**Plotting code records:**
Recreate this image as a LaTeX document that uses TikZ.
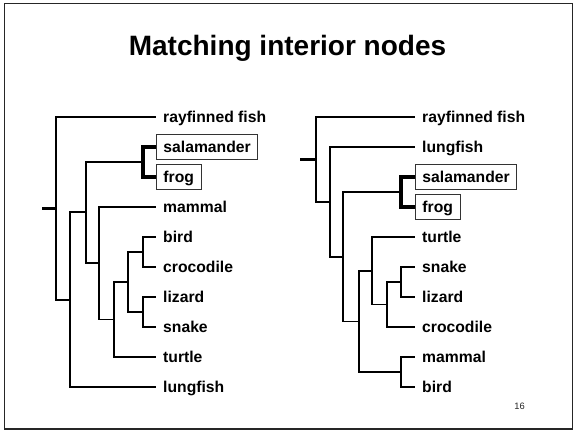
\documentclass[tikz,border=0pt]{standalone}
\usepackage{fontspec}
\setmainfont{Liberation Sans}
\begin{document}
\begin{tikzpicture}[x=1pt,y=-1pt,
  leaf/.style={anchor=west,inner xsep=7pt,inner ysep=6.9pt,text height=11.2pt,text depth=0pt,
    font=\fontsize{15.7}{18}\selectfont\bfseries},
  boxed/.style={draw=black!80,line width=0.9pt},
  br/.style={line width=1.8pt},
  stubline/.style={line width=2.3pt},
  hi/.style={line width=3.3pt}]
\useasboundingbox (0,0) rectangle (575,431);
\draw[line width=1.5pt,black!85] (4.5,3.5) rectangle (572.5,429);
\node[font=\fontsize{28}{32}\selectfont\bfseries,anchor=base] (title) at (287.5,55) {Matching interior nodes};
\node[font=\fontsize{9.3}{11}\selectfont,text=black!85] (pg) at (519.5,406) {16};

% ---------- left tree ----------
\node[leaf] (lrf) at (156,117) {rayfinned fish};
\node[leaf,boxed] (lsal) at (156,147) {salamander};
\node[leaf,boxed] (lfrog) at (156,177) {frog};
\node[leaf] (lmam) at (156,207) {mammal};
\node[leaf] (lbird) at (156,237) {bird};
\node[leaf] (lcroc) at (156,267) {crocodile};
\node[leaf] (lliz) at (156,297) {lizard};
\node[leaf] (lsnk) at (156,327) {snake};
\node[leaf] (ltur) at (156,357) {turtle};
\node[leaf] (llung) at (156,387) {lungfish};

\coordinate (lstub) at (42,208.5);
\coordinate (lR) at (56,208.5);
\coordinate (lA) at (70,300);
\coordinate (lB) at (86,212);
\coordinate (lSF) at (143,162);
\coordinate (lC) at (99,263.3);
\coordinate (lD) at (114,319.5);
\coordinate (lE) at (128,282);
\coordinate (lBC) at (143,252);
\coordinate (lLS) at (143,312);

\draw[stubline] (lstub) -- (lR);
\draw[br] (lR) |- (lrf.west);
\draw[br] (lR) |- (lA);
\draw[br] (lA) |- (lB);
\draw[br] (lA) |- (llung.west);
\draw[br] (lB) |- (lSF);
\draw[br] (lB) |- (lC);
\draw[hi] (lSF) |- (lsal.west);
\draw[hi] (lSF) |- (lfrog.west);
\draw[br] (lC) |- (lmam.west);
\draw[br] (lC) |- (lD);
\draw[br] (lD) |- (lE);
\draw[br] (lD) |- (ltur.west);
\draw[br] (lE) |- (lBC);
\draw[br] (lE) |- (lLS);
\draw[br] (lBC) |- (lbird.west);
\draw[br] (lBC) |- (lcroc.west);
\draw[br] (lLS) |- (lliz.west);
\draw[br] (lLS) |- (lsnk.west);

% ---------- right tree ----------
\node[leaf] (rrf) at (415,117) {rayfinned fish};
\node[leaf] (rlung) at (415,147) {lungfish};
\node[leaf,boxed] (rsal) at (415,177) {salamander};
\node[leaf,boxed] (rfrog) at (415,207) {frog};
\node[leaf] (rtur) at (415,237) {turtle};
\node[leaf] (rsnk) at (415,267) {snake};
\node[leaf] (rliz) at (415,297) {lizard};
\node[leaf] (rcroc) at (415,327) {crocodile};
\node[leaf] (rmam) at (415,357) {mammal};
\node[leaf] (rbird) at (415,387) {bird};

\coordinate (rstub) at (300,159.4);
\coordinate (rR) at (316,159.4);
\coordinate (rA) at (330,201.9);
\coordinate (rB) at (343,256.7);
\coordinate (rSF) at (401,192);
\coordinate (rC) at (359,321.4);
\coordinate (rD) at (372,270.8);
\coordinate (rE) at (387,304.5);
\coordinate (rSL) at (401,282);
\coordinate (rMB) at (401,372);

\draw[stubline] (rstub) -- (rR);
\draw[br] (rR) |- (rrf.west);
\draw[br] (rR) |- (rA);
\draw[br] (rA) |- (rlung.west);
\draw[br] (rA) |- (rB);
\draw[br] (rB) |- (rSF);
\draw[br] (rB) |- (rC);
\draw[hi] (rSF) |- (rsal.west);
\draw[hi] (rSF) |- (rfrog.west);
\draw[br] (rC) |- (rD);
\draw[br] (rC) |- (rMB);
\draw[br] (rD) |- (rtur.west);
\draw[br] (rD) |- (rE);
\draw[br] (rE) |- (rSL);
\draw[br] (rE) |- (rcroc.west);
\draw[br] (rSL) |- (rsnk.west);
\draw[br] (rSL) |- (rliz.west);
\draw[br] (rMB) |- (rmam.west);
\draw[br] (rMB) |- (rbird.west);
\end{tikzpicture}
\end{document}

...

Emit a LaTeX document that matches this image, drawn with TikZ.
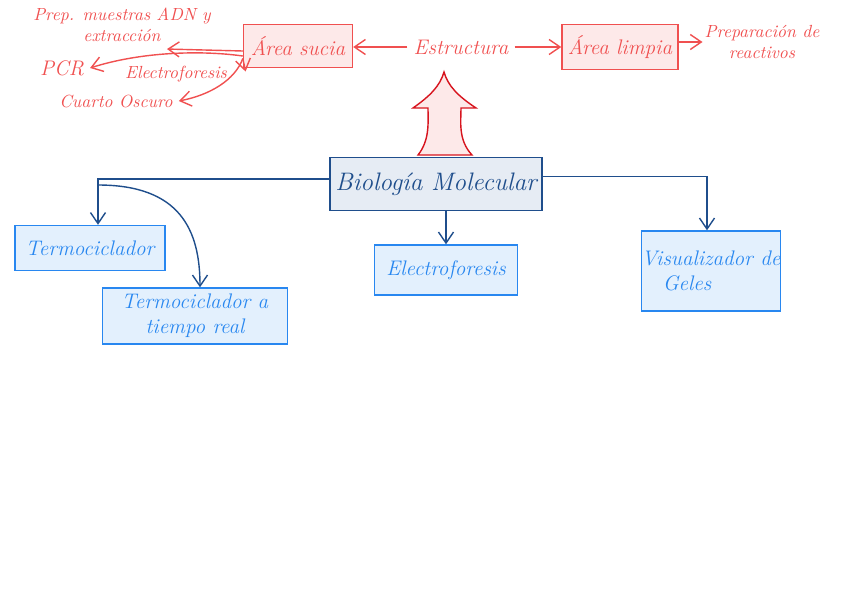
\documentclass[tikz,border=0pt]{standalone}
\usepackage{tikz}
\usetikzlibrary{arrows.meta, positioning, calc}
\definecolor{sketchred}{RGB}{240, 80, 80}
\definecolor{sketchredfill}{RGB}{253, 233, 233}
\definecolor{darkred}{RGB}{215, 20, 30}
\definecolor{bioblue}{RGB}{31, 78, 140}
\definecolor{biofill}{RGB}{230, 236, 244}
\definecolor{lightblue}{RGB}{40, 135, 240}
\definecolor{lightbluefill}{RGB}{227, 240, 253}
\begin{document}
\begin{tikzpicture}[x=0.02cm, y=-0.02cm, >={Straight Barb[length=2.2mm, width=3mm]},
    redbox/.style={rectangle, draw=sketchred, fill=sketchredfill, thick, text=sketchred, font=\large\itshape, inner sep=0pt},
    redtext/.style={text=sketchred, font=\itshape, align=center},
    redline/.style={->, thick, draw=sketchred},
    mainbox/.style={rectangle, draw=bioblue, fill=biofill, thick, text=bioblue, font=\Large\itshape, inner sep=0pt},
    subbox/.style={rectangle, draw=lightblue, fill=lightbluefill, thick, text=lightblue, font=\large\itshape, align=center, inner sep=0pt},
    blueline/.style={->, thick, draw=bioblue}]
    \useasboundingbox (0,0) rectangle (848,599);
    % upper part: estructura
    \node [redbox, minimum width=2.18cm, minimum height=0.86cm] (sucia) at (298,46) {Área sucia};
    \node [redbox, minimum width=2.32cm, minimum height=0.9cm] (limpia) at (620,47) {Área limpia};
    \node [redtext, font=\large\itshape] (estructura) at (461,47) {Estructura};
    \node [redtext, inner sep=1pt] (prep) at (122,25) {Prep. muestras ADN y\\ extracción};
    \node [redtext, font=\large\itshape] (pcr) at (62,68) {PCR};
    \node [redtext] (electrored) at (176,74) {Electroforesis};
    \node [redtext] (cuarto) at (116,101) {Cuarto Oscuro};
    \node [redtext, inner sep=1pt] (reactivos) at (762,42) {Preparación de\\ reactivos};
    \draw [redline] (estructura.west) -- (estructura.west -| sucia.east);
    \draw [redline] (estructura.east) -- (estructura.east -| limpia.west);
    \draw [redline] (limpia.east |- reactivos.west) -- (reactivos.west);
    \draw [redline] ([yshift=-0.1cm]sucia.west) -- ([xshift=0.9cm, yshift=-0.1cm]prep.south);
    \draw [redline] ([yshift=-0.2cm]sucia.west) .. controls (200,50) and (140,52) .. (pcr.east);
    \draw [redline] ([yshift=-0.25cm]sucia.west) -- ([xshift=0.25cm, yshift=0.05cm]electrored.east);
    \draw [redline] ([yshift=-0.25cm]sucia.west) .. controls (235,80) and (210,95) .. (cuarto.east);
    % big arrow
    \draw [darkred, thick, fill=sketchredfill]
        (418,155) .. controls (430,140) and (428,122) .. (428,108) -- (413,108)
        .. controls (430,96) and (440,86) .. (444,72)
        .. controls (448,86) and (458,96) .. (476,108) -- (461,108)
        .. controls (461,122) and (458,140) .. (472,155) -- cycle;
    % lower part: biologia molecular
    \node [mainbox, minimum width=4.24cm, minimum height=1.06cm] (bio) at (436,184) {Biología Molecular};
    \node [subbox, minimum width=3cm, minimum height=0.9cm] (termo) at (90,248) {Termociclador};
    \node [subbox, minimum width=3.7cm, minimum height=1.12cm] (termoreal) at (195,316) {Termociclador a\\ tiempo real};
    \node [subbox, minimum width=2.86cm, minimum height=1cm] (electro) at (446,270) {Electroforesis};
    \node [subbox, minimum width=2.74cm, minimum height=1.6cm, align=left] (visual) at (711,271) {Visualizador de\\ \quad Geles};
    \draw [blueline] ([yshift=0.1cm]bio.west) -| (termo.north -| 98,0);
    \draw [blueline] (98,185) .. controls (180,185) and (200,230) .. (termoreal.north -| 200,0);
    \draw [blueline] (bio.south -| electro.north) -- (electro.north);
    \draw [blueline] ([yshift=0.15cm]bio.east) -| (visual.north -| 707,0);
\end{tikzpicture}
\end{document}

---

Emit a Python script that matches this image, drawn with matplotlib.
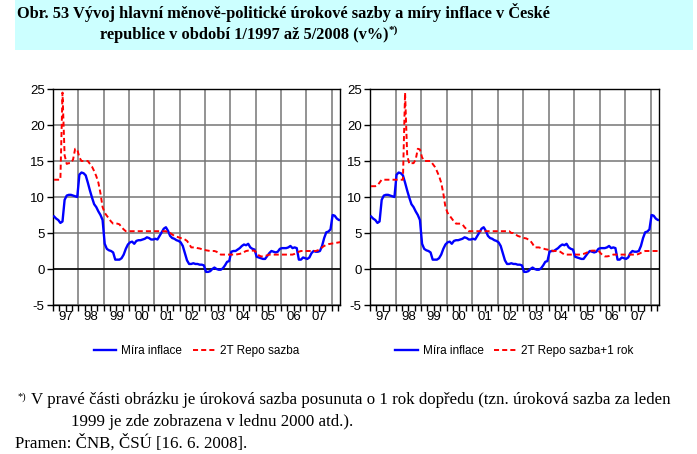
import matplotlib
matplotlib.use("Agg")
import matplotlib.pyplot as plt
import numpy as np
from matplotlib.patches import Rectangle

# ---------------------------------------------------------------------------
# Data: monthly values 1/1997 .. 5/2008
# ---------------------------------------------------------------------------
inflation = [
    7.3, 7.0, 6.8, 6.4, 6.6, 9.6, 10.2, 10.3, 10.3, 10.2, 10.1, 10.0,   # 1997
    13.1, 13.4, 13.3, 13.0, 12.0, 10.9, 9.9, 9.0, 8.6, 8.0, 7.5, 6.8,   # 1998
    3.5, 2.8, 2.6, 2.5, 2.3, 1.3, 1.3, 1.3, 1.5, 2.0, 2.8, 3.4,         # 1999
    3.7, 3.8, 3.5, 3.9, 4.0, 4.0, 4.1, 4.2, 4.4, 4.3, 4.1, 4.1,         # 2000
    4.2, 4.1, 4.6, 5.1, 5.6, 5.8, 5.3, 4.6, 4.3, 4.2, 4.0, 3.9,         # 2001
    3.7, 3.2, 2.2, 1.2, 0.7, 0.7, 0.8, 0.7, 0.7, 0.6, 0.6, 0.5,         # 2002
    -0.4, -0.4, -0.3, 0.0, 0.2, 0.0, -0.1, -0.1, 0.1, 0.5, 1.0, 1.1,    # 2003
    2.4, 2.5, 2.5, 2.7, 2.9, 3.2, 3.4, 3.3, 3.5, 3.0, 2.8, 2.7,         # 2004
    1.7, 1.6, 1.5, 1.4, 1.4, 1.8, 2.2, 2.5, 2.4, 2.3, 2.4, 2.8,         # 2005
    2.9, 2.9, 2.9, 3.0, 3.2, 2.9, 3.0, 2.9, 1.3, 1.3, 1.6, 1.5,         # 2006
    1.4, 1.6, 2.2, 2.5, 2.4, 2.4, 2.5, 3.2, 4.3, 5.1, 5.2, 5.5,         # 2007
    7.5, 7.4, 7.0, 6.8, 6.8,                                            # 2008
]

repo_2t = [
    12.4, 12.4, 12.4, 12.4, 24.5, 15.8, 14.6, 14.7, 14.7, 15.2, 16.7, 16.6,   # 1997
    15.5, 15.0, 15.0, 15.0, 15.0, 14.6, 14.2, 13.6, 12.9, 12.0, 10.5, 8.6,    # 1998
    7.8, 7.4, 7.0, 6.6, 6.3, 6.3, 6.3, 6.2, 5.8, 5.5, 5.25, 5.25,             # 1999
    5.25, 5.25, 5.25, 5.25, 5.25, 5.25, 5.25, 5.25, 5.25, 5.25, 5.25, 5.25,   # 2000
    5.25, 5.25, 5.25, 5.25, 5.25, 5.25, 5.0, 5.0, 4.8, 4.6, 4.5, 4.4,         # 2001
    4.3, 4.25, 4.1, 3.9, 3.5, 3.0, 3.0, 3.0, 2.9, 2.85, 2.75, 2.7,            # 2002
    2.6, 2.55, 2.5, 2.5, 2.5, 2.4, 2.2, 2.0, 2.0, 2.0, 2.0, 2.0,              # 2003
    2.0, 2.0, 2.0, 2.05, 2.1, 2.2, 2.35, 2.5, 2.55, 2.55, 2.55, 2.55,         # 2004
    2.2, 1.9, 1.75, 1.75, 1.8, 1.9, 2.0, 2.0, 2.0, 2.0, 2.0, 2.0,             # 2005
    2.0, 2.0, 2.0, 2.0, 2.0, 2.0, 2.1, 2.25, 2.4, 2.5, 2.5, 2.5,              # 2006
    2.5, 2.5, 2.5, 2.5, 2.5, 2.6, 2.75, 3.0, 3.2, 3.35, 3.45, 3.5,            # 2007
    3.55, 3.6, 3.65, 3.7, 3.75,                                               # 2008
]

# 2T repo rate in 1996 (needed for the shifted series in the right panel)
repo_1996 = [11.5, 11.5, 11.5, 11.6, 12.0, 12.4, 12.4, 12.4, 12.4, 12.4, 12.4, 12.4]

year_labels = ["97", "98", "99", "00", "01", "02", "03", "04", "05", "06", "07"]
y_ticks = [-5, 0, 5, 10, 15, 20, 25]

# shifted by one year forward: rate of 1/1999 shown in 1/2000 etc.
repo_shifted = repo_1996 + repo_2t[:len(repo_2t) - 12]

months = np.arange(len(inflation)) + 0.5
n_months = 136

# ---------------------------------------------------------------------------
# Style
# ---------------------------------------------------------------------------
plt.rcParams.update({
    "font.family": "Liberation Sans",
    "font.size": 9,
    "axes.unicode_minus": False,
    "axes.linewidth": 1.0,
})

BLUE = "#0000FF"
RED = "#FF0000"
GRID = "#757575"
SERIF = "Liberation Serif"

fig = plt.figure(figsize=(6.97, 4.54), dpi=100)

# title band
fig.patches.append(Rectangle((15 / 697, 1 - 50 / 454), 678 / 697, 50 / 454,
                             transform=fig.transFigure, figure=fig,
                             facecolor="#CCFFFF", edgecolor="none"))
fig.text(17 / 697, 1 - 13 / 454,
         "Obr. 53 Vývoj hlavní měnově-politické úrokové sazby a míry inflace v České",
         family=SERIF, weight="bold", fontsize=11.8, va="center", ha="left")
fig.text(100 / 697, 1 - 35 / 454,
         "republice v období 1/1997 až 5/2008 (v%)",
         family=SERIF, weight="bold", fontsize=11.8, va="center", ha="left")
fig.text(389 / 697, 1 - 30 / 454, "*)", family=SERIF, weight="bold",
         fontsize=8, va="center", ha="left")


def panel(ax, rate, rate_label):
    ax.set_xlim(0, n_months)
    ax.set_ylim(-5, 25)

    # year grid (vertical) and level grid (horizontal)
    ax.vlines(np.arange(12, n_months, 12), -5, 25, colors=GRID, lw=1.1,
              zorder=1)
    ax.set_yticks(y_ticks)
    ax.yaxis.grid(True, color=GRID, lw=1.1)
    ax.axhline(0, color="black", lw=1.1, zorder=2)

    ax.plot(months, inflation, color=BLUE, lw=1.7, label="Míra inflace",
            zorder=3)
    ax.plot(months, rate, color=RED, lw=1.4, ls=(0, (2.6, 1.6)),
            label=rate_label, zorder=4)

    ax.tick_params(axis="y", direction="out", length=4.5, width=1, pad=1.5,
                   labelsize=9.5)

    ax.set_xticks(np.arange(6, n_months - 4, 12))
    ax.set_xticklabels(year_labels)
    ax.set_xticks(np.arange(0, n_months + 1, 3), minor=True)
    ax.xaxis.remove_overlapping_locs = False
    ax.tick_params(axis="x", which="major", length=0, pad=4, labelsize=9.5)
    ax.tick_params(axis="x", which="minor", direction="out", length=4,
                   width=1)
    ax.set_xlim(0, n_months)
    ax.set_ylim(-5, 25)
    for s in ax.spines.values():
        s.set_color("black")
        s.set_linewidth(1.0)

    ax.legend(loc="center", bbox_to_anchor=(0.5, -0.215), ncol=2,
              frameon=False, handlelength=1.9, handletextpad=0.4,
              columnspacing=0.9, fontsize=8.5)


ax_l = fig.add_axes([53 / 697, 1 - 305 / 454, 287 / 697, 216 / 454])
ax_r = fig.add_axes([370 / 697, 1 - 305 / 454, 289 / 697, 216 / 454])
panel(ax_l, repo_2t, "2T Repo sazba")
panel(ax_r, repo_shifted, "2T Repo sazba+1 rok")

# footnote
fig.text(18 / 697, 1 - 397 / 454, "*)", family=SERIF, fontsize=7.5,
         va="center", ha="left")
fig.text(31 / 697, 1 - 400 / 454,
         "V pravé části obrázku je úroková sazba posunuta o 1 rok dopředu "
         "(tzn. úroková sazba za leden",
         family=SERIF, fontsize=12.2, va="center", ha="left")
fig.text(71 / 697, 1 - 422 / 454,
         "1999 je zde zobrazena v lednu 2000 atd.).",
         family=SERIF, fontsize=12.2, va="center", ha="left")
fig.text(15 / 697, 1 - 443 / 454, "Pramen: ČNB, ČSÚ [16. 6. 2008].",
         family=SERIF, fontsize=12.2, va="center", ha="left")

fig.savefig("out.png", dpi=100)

**Task requirements:**
Go through the lines above. Select every one that has the string "with".

**Output for this exercise:**
Emit a LaTeX document that matches this image, drawn with TikZ.
Emit a Python script that matches this image, drawn with matplotlib.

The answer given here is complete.